先日、急に気温が低下した日のことでした。第一時限目の授業が終わりましたら、一人の男子学生が、ニコニコしながら私にメモを渡して、教室から出ていきました。そのメモには、『こちらの天気は、とても寒いので、風邪をひかないでくださいね。』と書いてありました。私に手渡そうと、そっと書いた走り書きでした。
こちらの男性の<やさしさ>には驚かされます。ギターを抱えてやって来て、自分が作曲した歌を、家内に歌ってくれたことがありました。ちょうど病気して、体が弱くなっていた時でした。彼の友人の日本人に聞いて、やって来てくれたのです。こんな青年に会ったのは、私たちとしては、初めてのことでした。どんなに家内は慰められたことでしょうか。海南島の出身の方で、故郷に帰られる前に来てくれたのです。

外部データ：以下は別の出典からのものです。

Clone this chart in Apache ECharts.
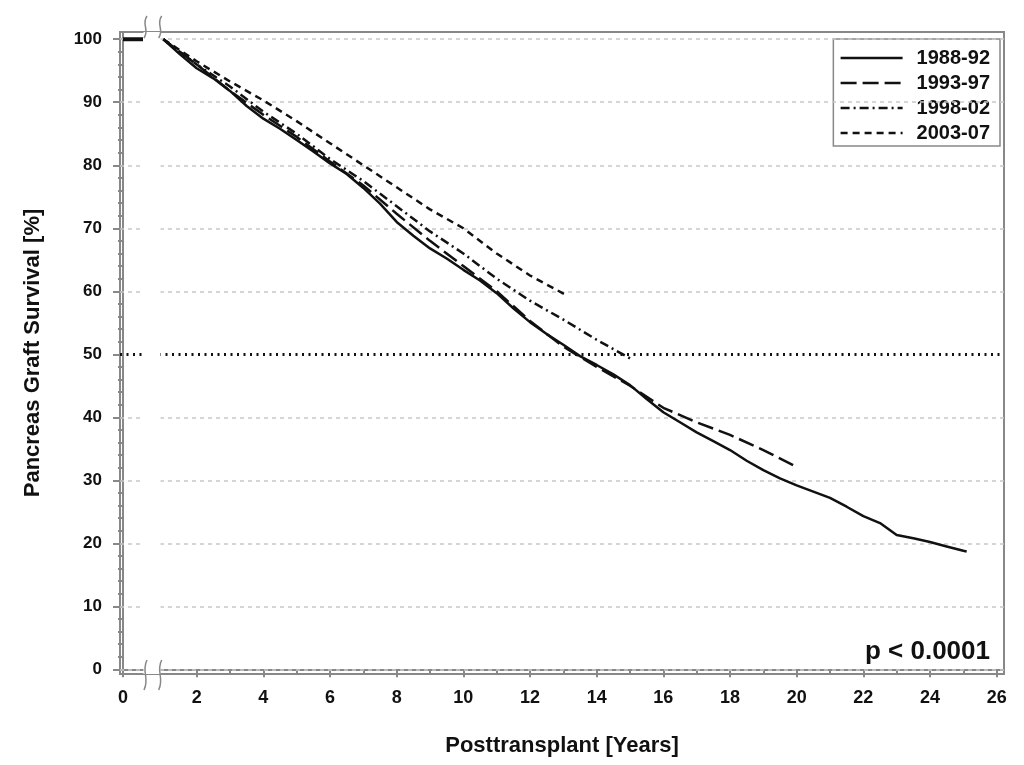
<!DOCTYPE html>
<html>
<head>
<meta charset="utf-8">
<title>Pancreas Graft Survival</title>
<script src="https://cdn.jsdelivr.net/npm/echarts@6/dist/echarts.min.js"></script>
<style>
  html, body { margin: 0; padding: 0; background: #fff; }
  #chart { width: 1024px; height: 765px; }
</style>
</head>
<body>
<div id="chart"></div>
<script>
// data (years posttransplant, survival %)
const seriesNames = ['1988-92', '1993-97', '1998-02', '2003-07'];

const years8892 = [1, 1.5, 2, 2.5, 3, 3.5, 4, 4.5, 5, 5.5, 6, 6.5, 7, 7.5, 8, 8.5, 9, 9.5, 10, 10.5, 11, 11.5, 12, 12.5,
  13, 13.5, 14, 14.5, 15, 15.5, 16, 16.5, 17, 17.5, 18, 18.5, 19, 19.5, 20, 20.5, 21, 21.5, 22, 22.5, 23, 23.5, 24, 24.5, 25, 25.1];
const surv8892 = [100, 97.6, 95.4, 93.8, 91.8, 89.4, 87.4, 85.8, 84, 82.2, 80.3, 78.6, 76.4, 73.9, 71, 68.8, 66.8, 65.2, 63.4, 61.7,
  59.7, 57.3, 55.1, 53.2, 51.5, 49.7, 48.3, 46.8, 45.1, 42.9, 40.8, 39.2, 37.6, 36.2, 34.8, 33.1, 31.6, 30.3, 29.2, 28.2,
  27.2, 25.8, 24.3, 23.2, 21.3, 20.8, 20.2, 19.5, 18.8, 18.7];

const years9397 = [1, 2, 3, 4, 5, 6, 7, 8, 9, 10, 11, 12, 13, 14, 15, 16, 17, 18, 19, 20.05];
const surv9397 = [100, 96, 91.8, 88, 84.5, 80.6, 76.8, 72.3, 68, 64, 60, 55.3, 51.2, 48, 45, 41.5, 39.2, 37.2, 34.8, 32];

const years9802 = [1, 2, 3, 4, 5, 6, 7, 8, 9, 10, 11, 12, 13, 14, 15.05];
const surv9802 = [100, 96, 92.5, 88.5, 85, 81, 77.5, 73.5, 69.5, 66, 62, 58.5, 55.5, 52.3, 49.2];

const years0307 = [1, 2, 3, 4, 5, 6, 7, 8, 9, 10, 11, 12, 13.05];
const surv0307 = [100, 96.5, 93.3, 90.3, 87, 83.5, 80, 76.5, 73, 70, 66, 62.5, 59.5];

// first year (all groups 100%) before the axis break
const startYears = [0, 0.6];
const startSurv = [100, 100];

const xMajorTicks = [0, 2, 4, 6, 8, 10, 12, 14, 16, 18, 20, 22, 24, 26];
const xMinorTicks = [3, 5, 7, 9, 11, 13, 15, 17, 19, 21, 23, 25];
const yMajorTicks = [0, 10, 20, 30, 40, 50, 60, 70, 80, 90, 100];
const yMinorTicks = [2, 4, 6, 8, 12, 14, 16, 18, 22, 24, 26, 28, 32, 34, 36, 38, 42, 44, 46, 48,
  52, 54, 56, 58, 62, 64, 66, 68, 72, 74, 76, 78, 82, 84, 86, 88, 92, 94, 96, 98];
const gridLevels = [0, 10, 20, 30, 40, 60, 70, 80, 90, 100];
const refLevel = 50;

const axisBreak = {start: 0.6, end: 0.92, gap: 0.53};

const zip = (xs, ys) => xs.map((x, i) => [x, ys[i]]);

const chart = echarts.init(document.getElementById('chart'));

const ink = '#111';
const axisGray = '#888';
const font = '"Liberation Sans", Arial, sans-serif';

const lineSeries = (name, data, type) => ({
  name,
  type: 'line',
  data,
  symbol: 'none',
  smooth: false,
  lineStyle: {color: ink, width: 2.5, type},
  itemStyle: {color: ink},
  z: 5
});

const option = {
  animation: false,
  grid: {left: 120, right: 20, top: 32, bottom: 91, show: true, borderColor: axisGray, borderWidth: 2},
  legend: {
    data: seriesNames,
    orient: 'vertical',
    right: 24,
    top: 39,
    padding: [9, 10, 3, 6],
    itemWidth: 62,
    itemHeight: 20,
    itemGap: 5,
    borderColor: axisGray,
    borderWidth: 1.5,
    backgroundColor: '#fff',
    itemStyle: {opacity: 0},
    lineStyle: {width: 2.5},
    textStyle: {color: ink, fontSize: 20, lineHeight: 20, fontWeight: 'bold', fontFamily: font, padding: [0, 0, 0, 9]}
  },
  xAxis: [
    {
      type: 'value',
      min: -0.09,
      max: 26.22,
      breaks: [axisBreak],
      breakArea: {
        show: true,
        itemStyle: {color: '#fff', borderColor: '#fff', borderWidth: 0, opacity: 1},
        zigzagAmplitude: 0,
        expandOnClick: false
      },
      name: 'Posttransplant [Years]',
      nameLocation: 'middle',
      nameGap: 61,
      nameTextStyle: {color: ink, fontSize: 22, fontWeight: 'bold', fontFamily: font},
      axisLine: {lineStyle: {color: axisGray, width: 2}},
      axisTick: {customValues: xMajorTicks, length: 8, lineStyle: {color: axisGray, width: 2}},
      axisLabel: {customValues: xMajorTicks, margin: 15, color: ink, fontSize: 18, fontWeight: 'bold', fontFamily: font},
      splitLine: {show: false}
    },
    {
      type: 'value',
      min: -0.09,
      max: 26.22,
      breaks: [axisBreak],
      breakArea: {show: false},
      position: 'bottom',
      axisLine: {show: false},
      axisTick: {customValues: xMinorTicks, length: 4, lineStyle: {color: axisGray, width: 2}},
      axisLabel: {show: false},
      splitLine: {show: false}
    }
  ],
  yAxis: [
    {
      type: 'value',
      min: -0.75,
      max: 101.15,
      name: 'Pancreas Graft Survival [%]',
      nameLocation: 'middle',
      nameGap: 76,
      nameTextStyle: {color: ink, fontSize: 22, fontWeight: 'bold', fontFamily: font},
      axisLine: {show: true, lineStyle: {color: axisGray, width: 2}},
      axisTick: {show: true, customValues: yMajorTicks, length: 10, lineStyle: {color: axisGray, width: 2}},
      axisLabel: {customValues: yMajorTicks, margin: 18, color: ink, fontSize: 17, fontWeight: 'bold', fontFamily: font},
      splitLine: {show: false}
    },
    {
      type: 'value',
      min: -0.75,
      max: 101.15,
      position: 'left',
      axisLine: {show: false},
      axisTick: {show: true, customValues: yMinorTicks, length: 5, lineStyle: {color: axisGray, width: 2}},
      axisLabel: {show: false},
      splitLine: {show: false}
    }
  ],
  series: [
    {
      name: 'first year',
      type: 'line',
      data: zip(startYears, startSurv),
      symbol: 'none',
      lineStyle: {color: ink, width: 4},
      z: 5,
      markLine: {
        silent: true,
        symbol: 'none',
        label: {show: false},
        animation: false,
        data: [
          ...gridLevels.map(v => ({yAxis: v, lineStyle: {color: '#c8c8c8', width: 1.5, type: [4, 4]}})),
          {yAxis: refLevel, lineStyle: {color: ink, width: 3, type: [2, 4.5]}}
        ]
      }
    },
    lineSeries(seriesNames[0], zip(years8892, surv8892), 'solid'),
    lineSeries(seriesNames[1], zip(years9397, surv9397), [16, 6]),
    lineSeries(seriesNames[2], zip(years9802, surv9802), [9, 4, 2, 4]),
    lineSeries(seriesNames[3], zip(years0307, surv0307), [7, 5])
  ],
  graphic: [
    {
      type: 'text',
      right: 34,
      top: 639,
      style: {text: 'p < 0.0001', fill: ink, fontSize: 26, fontWeight: 'bold', fontFamily: font}
    }
  ]
};

chart.setOption(option);

// break marks "( (" on the top border and the x axis
const drawBreakMarks = () => {
  const x1 = chart.convertToPixel({xAxisIndex: 0}, axisBreak.start);
  const x2 = chart.convertToPixel({xAxisIndex: 0}, axisBreak.end);
  const yTop = chart.convertToPixel({yAxisIndex: 0}, 101.15);
  const yBot = chart.convertToPixel({yAxisIndex: 0}, -0.75);
  const mark = (x, y0, y1) => ({
    type: 'bezierCurve',
    shape: {x1: x + 2, y1: y0, cpx1: x - 4, cpy1: y0 + (y1 - y0) * 0.4, cpx2: x + 5, cpy2: y0 + (y1 - y0) * 0.6, x2: x - 1, y2: y1},
    style: {stroke: axisGray, lineWidth: 1.5, fill: null},
    z: 200,
    silent: true
  });
  const marks = [];
  [x1 + 2, x2 - 1].forEach(x => {
    marks.push(mark(x, yTop - 16, yTop + 6));
    marks.push(mark(x, yBot - 14, yBot + 16));
  });
  chart.setOption({graphic: [option.graphic[0], ...marks]}, {replaceMerge: ['graphic']});
};
drawBreakMarks();
</script>
</body>
</html>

そうですね、度々、この欄で触れていますが、公共バスに乗ると、スッと立って席を譲ってくれるのは、男性が多いのです。よく日本人の礼儀正しさが、世界中で高く評価されていて、中国のみなさんは、そうではないと言われていますが、そんなことはありません。社会習慣の違いはありますが、<心根(こころね)>は素晴らしく優しいのです。私たちだけが経験しているのではなく、総じて、人に対して優しいのです。
私たちが長く、こちらに留まっている理由の一つは、そんな点にもあるかも知れません。ときどき、季節の変化の時期に、こちらでの生活に、不慣れな外国人だと思ってでしょう、『週末には、天気が変化しますので、お体に気をつけてください。』とのメールが届きます。『あっ、覚えてくれてるんだ!』と、その度に感謝と喜びの思いが湧き上がるのです。
今学期は、授業の合間に、干しぶどうや干し芋をもらったりしています。一緒に食べたいのでしょうか。それで、ほうばって、『美味い!』と言うと、大喜びしてくれます。今までの学年にはなかったことです。年々歳々、学生気質の変わってきていますが、基本的に、中国の青年たちは、素晴らしい資質を持っているのです。彼らの知的好奇心に応えることができる機会と、責任を感じながら、今学期の授業も余すところ数週になってまいりました。師走ですから。